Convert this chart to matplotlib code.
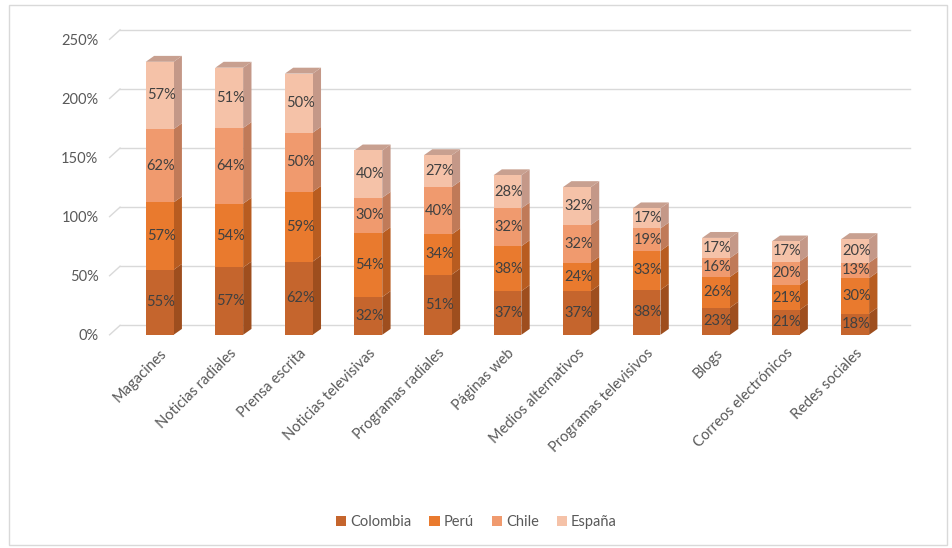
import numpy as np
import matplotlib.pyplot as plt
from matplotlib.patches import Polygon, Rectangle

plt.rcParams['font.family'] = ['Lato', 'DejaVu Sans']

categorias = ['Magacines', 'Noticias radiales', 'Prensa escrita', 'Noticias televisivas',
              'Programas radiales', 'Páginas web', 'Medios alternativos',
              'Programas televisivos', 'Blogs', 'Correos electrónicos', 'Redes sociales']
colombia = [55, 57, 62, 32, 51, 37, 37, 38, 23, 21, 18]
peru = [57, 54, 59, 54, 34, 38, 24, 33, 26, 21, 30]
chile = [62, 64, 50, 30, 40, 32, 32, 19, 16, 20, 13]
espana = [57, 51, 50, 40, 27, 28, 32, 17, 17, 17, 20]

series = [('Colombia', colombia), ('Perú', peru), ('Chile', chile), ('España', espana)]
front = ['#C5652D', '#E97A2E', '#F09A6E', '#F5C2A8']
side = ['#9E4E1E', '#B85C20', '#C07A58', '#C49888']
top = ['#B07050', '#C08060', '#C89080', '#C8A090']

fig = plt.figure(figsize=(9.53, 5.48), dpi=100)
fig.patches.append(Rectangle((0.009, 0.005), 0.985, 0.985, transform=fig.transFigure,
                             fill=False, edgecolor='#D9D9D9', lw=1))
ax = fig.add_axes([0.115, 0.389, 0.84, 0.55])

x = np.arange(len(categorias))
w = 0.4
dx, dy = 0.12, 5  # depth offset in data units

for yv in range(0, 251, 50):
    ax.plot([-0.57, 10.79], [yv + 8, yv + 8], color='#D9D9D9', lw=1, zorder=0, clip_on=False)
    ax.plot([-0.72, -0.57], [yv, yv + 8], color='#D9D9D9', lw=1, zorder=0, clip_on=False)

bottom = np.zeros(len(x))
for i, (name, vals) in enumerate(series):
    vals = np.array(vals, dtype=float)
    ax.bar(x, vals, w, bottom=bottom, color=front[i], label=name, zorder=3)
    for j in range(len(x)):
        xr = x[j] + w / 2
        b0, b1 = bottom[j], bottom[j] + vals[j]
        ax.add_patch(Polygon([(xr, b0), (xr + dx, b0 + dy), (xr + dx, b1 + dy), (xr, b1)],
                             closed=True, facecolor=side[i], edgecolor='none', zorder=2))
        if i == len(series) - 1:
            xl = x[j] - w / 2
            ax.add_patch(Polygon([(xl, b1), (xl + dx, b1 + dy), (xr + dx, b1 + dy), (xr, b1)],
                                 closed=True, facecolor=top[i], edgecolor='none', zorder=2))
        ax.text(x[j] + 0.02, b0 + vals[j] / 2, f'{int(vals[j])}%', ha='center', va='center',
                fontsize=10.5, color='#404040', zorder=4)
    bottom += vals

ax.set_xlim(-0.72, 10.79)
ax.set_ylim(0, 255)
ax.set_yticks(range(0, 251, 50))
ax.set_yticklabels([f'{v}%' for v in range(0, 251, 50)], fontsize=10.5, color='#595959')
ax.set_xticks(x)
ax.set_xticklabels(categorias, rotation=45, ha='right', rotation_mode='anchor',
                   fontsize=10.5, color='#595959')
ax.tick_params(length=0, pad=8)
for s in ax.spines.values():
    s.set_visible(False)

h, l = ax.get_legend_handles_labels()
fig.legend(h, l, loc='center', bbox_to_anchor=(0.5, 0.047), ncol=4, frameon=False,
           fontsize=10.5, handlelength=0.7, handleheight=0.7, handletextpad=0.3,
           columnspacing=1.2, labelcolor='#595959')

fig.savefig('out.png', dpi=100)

++++++

• **Task goal**: Transcribe exactly, with no pictures, the lines running from the first line of the material through the line holding "plt.rcParams['font.family'] = ['Lato', 'DejaVu".

• **The output**:
Convert this chart to matplotlib code.
import numpy as np
import matplotlib.pyplot as plt
from matplotlib.patches import Polygon, Rectangle

plt.rcParams['font.family'] = ['Lato', 'DejaVu Sans']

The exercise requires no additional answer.